Your instructions: Only the lines from the start of the data below through the line that contains "freq = [k /" are to be copied, exactly and without pictures.

--

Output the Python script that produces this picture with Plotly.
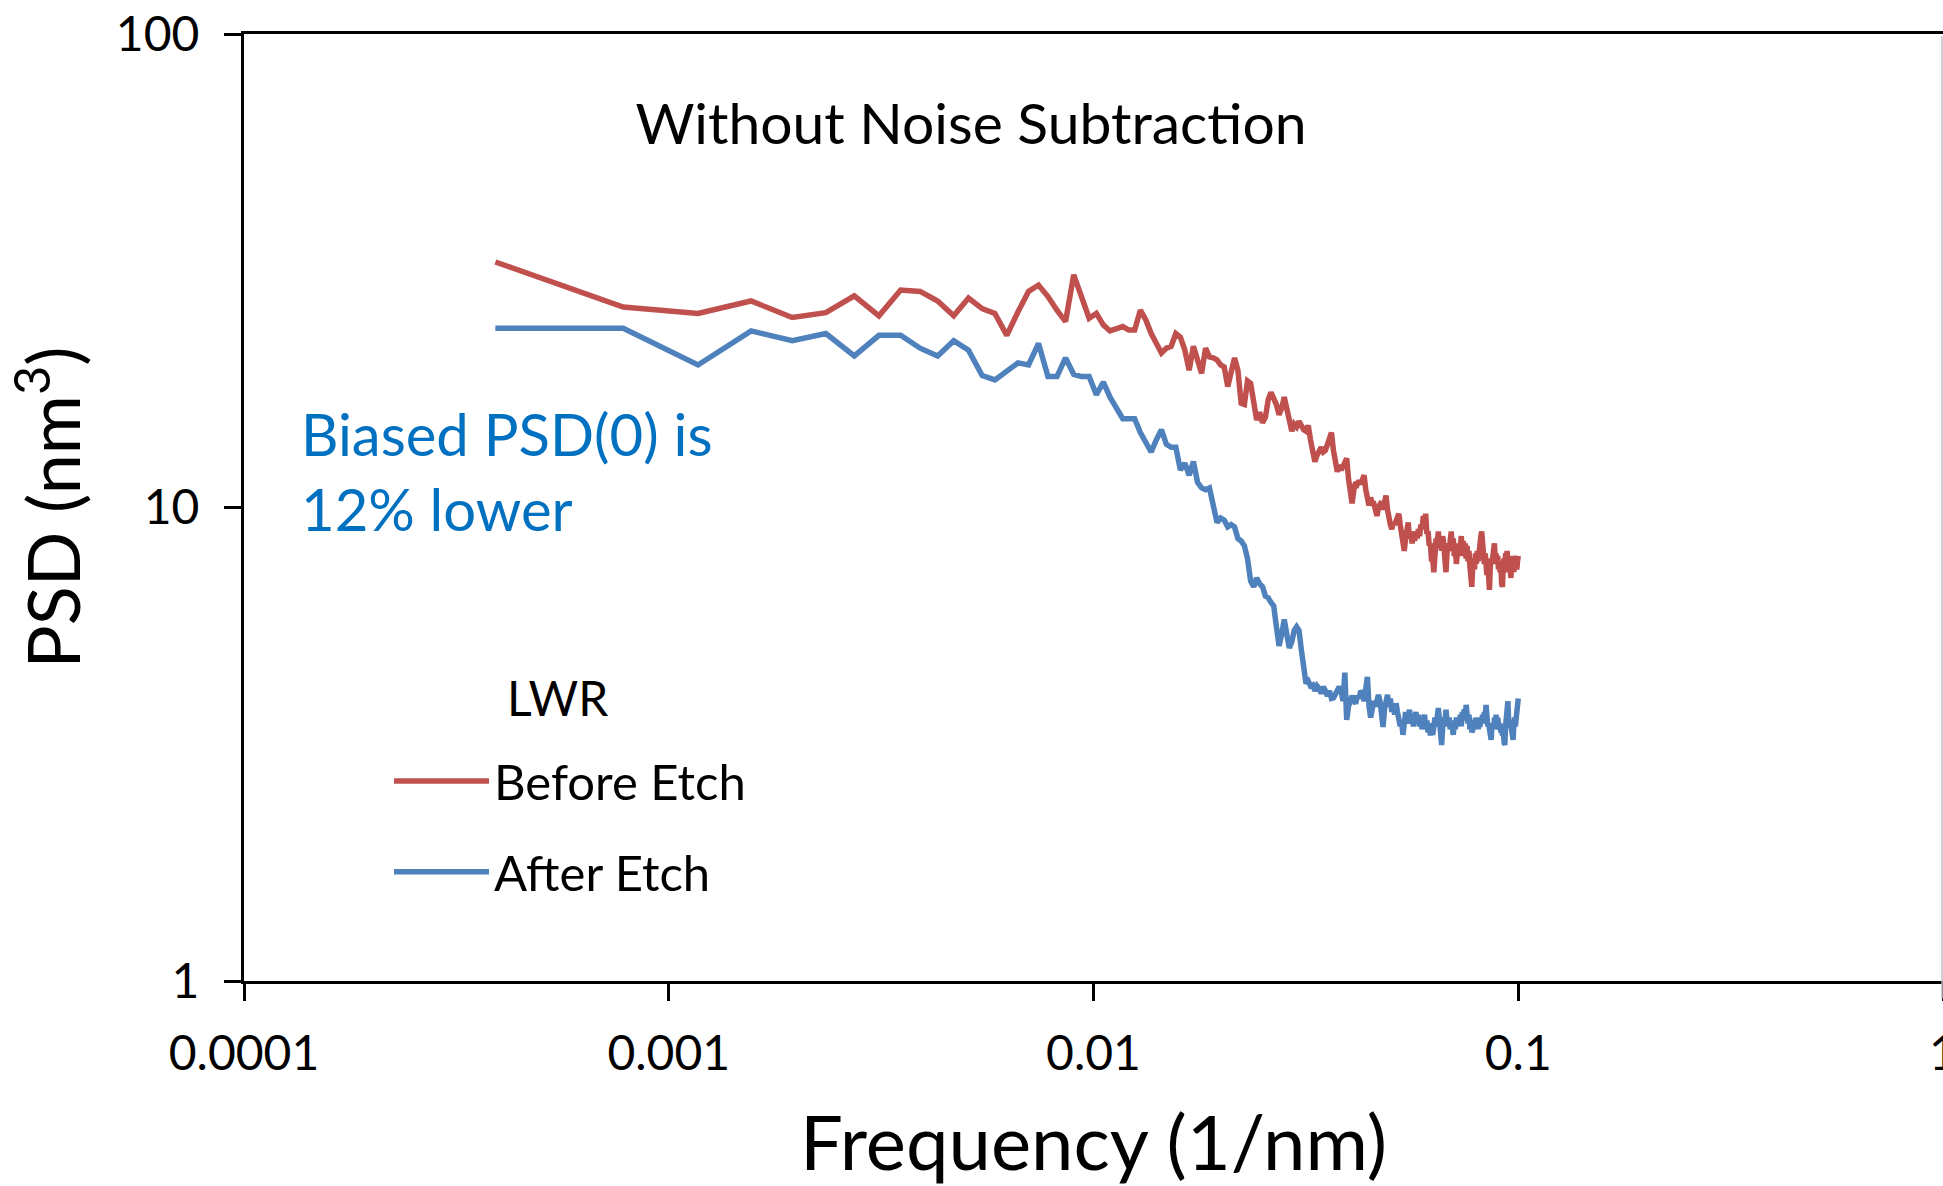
import plotly.graph_objects as go

# Spatial-frequency grid of the PSD: k / (N * dx) with N*dx = 2560 nm, k = 1..256
n_points = 256
record_length_nm = 2560.0
freq = [k / record_length_nm for k in range(1, n_points + 1)]

before_etch = [
    33.0, 26.5, 25.7, 27.3, 25.2, 25.8, 28.0, 25.4, 28.8, 28.6,
    27.3, 25.4, 27.7, 26.3, 25.7, 23.1, 25.9, 28.6, 29.5, 27.9,
    26.1, 24.7, 31.0, 27.9, 25.1, 25.7, 24.3, 23.6, 23.8, 24.1,
    23.7, 23.7, 26.1, 24.9, 23.3, 22.2, 21.2, 21.7, 21.9, 23.3,
    22.9, 21.5, 19.5, 21.9, 20.5, 19.2, 21.7, 20.8, 20.7, 20.5,
    20.0, 19.8, 18.0, 19.5, 20.7, 19.5, 16.6, 16.5, 18.5, 18.3,
    16.5, 15.3, 15.9, 15.1, 15.5, 16.9, 17.5, 17.0, 16.5, 15.7,
    16.2, 17.1, 16.1, 15.0, 14.5, 15.0, 14.8, 15.2, 14.8, 14.6,
    14.5, 14.9, 13.9, 13.1, 12.5, 12.9, 13.2, 13.4, 13.1, 13.2,
    13.6, 13.9, 14.4, 13.2, 12.3, 11.9, 12.3, 12.0, 12.2, 12.6,
    12.7, 11.5, 10.6, 10.2, 10.9, 11.3, 11.2, 11.4, 11.2, 11.5,
    11.7, 10.9, 10.4, 10.1, 10.5, 10.2, 10.2, 9.9, 9.6, 10.0,
    10.1, 10.3, 9.9, 10.4, 10.6, 9.9, 9.4, 9.2, 9.0, 9.3,
    9.2, 9.4, 9.6, 9.7, 9.2, 8.8, 8.3, 8.1, 8.6, 9.0,
    9.3, 8.6, 8.9, 8.4, 8.9, 8.5, 8.9, 8.6, 9.0, 8.7,
    9.2, 9.0, 9.6, 9.3, 9.7, 8.8, 8.9, 8.3, 8.4, 7.7,
    7.8, 7.3, 8.2, 8.6, 8.4, 8.9, 8.2, 8.6, 8.1, 8.7,
    8.3, 7.6, 7.3, 8.0, 8.4, 8.1, 8.7, 8.9, 8.2, 8.6,
    7.9, 8.3, 7.6, 8.2, 8.4, 7.9, 8.3, 8.7, 8.0, 8.5,
    7.9, 8.4, 7.8, 8.3, 7.7, 8.1, 7.5, 7.2, 6.8, 7.5,
    7.8, 7.4, 8.0, 7.6, 8.1, 7.7, 8.3, 8.2, 8.7, 8.9,
    8.2, 8.0, 7.6, 8.0, 7.4, 7.2, 7.7, 7.0, 6.7, 7.5,
    7.8, 7.6, 8.1, 7.9, 8.4, 7.7, 8.0, 7.6, 7.9, 7.4,
    7.7, 7.3, 7.5, 6.9, 6.8, 7.5, 7.8, 7.4, 8.0, 7.7,
    8.1, 7.6, 7.3, 7.8, 7.2, 7.1, 7.7, 7.4, 7.9, 7.3,
    7.9, 7.5, 7.8, 7.4, 7.7, 7.9,
]

after_etch = [
    23.9, 23.9, 20.0, 23.6, 22.5, 23.3, 20.9, 23.1, 23.1, 21.7,
    20.9, 22.5, 21.5, 19.0, 18.6, 19.4, 20.2, 20.0, 22.2, 18.9,
    18.9, 20.7, 19.1, 18.9, 18.9, 17.3, 18.4, 17.1, 16.1, 15.4,
    15.4, 15.4, 14.4, 13.7, 13.1, 13.9, 14.6, 13.6, 13.4, 13.4,
    12.0, 12.4, 11.7, 12.5, 11.3, 11.0, 10.9, 11.0, 10.2, 9.3,
    9.5, 9.4, 9.1, 9.2, 9.1, 8.6, 8.5, 8.3, 7.8, 7.0,
    6.8, 7.1, 6.9, 6.8, 6.5, 6.45, 6.3, 6.2, 5.6, 5.1,
    5.4, 5.8, 5.4, 5.05, 5.2, 5.5, 5.6, 5.5, 5.0, 4.5,
    4.25, 4.3, 4.2, 4.22, 4.1, 4.2, 4.15, 4.05, 4.18, 4.1,
    4.0, 4.1, 3.95, 3.96, 4.05, 4.1, 4.18, 4.1, 3.9, 4.48,
    3.56, 3.8, 3.9, 4.0, 3.92, 3.85, 4.0, 3.95, 4.1, 4.05,
    3.9, 4.2, 4.39, 3.8, 3.6, 3.75, 3.9, 3.8, 3.95, 4.02,
    3.9, 3.6, 3.44, 3.75, 3.9, 4.02, 3.8, 3.95, 3.7, 3.85,
    3.65, 3.86, 3.7, 3.6, 3.45, 3.55, 3.31, 3.5, 3.7, 3.5,
    3.65, 3.74, 3.5, 3.6, 3.45, 3.65, 3.7, 3.5, 3.65, 3.45,
    3.6, 3.4, 3.5, 3.65, 3.45, 3.55, 3.35, 3.5, 3.3, 3.45,
    3.31, 3.55, 3.6, 3.45, 3.7, 3.77, 3.55, 3.4, 3.15, 3.45,
    3.6, 3.5, 3.74, 3.55, 3.45, 3.6, 3.4, 3.55, 3.35, 3.31,
    3.5, 3.4, 3.6, 3.45, 3.6, 3.5, 3.65, 3.45, 3.7, 3.55,
    3.75, 3.55, 3.83, 3.6, 3.5, 3.65, 3.4, 3.55, 3.35, 3.39,
    3.55, 3.4, 3.6, 3.45, 3.6, 3.4, 3.55, 3.44, 3.6, 3.5,
    3.65, 3.5, 3.7, 3.6, 3.83, 3.55, 3.45, 3.5, 3.3, 3.4,
    3.23, 3.45, 3.5, 3.4, 3.6, 3.45, 3.65, 3.4, 3.6, 3.5,
    3.4, 3.5, 3.35, 3.45, 3.3, 3.4, 3.2, 3.15, 3.45, 3.6,
    3.75, 3.9, 3.55, 3.45, 3.55, 3.4, 3.5, 3.3, 3.23, 3.5,
    3.6, 3.45, 3.65, 3.5, 3.7, 3.95,
]

x_tickvals = [0.0001, 0.001, 0.01, 0.1, 1]
x_ticktext = ["0.0001", "0.001", "0.01", "0.1", "1"]
y_tickvals = [1, 10, 100]
y_ticktext = ["1", "10", "100"]

FONT = "Lato, 'Open Sans', sans-serif"
RED = "#C0504D"
BLUE = "#4F81BD"

# plot-area geometry (pixels)
PL, PR, PT, PB = 244, 1943, 34, 981.5
PW, PH = PR - PL, PB - PT

def px_x(px):
    return (px - PL) / PW

def px_y(py):
    return (PB - py) / PH

fig = go.Figure()
fig.add_trace(go.Scatter(x=freq, y=before_etch, mode="lines", name="Before Etch",
                         legendgroup="a", line=dict(color=RED, width=5.5)))
fig.add_trace(go.Scatter(x=freq, y=after_etch, mode="lines", name="After Etch",
                         legendgroup="b", line=dict(color=BLUE, width=5.5)))

fig.update_layout(
    width=1943, height=1186,
    margin=dict(l=244, r=0, t=34, b=204.5, autoexpand=False),
    paper_bgcolor="white", plot_bgcolor="white",
    font=dict(family=FONT, color="black", size=48),
    showlegend=True,
    legend=dict(
        x=px_x(389), y=px_y(743), xanchor="left", yanchor="top",
        bgcolor="rgba(0,0,0,0)",
        font=dict(size=49, family=FONT, color="black"),
        tracegroupgap=24,
        itemwidth=95,
    ),
    title=dict(
        text="Without Noise Subtraction",
        x=px_x(971), xref="paper", xanchor="center",
        y=1 - 124 / 1186, yref="container", yanchor="middle",
        font=dict(size=57, family=FONT, color="black"),
    ),
    annotations=[
        dict(
            text="Biased PSD(0) is<br>12% lower",
            xref="paper", yref="paper",
            x=px_x(299), y=px_y(471),
            xanchor="left", yanchor="middle", align="left",
            showarrow=False,
            font=dict(size=58, family=FONT, color="#0070C0"),
        ),
        dict(
            text="LWR",
            xref="paper", yref="paper",
            x=px_x(557), y=px_y(698),
            xanchor="center", yanchor="middle",
            showarrow=False,
            font=dict(size=48, family=FONT, color="black"),
        ),
    ],
    shapes=[dict(
        type="line", xref="paper", yref="paper",
        x0=px_x(1942), x1=px_x(1942), y0=px_y(36), y1=px_y(999),
        line=dict(color="#BFBFBF", width=1.5),
    )],
)

fig.update_xaxes(
    type="log", range=[-4, 0],
    tickvals=x_tickvals, ticktext=x_ticktext,
    ticks="outside", ticklen=17, tickwidth=2.5, tickcolor="black",
    showline=True, linecolor="black", linewidth=3, mirror=True,
    showgrid=False, zeroline=False,
    tickfont=dict(size=48, family=FONT, color="black"),
    ticklabeloverflow="allow",
    ticklabelstandoff=11,
    title=dict(text="Frequency (1/nm)", font=dict(size=76, family=FONT, color="black"), standoff=47),
)
fig.update_yaxes(
    type="log", range=[0, 2],
    tickvals=y_tickvals, ticktext=y_ticktext,
    ticks="outside", ticklen=17, tickwidth=2.5, tickcolor="black",
    showline=True, linecolor="black", linewidth=3, mirror=False,
    showgrid=False, zeroline=False,
    tickfont=dict(size=48, family=FONT, color="black"),
    ticklabelstandoff=15,
    title=dict(text="PSD (nm<sup>3</sup>)", font=dict(size=72, family=FONT, color="black"), standoff=13),
)

fig.write_html("out.html", include_plotlyjs=True,
               config={"displayModeBar": False},
               post_script="document.body.style.margin='0';document.body.style.overflow='hidden';")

--

Output below:
Output the Python script that produces this picture with Plotly.
import plotly.graph_objects as go

# Spatial-frequency grid of the PSD: k / (N * dx) with N*dx = 2560 nm, k = 1..256
n_points = 256
record_length_nm = 2560.0
freq = [k / record_length_nm for k in range(1, n_points + 1)]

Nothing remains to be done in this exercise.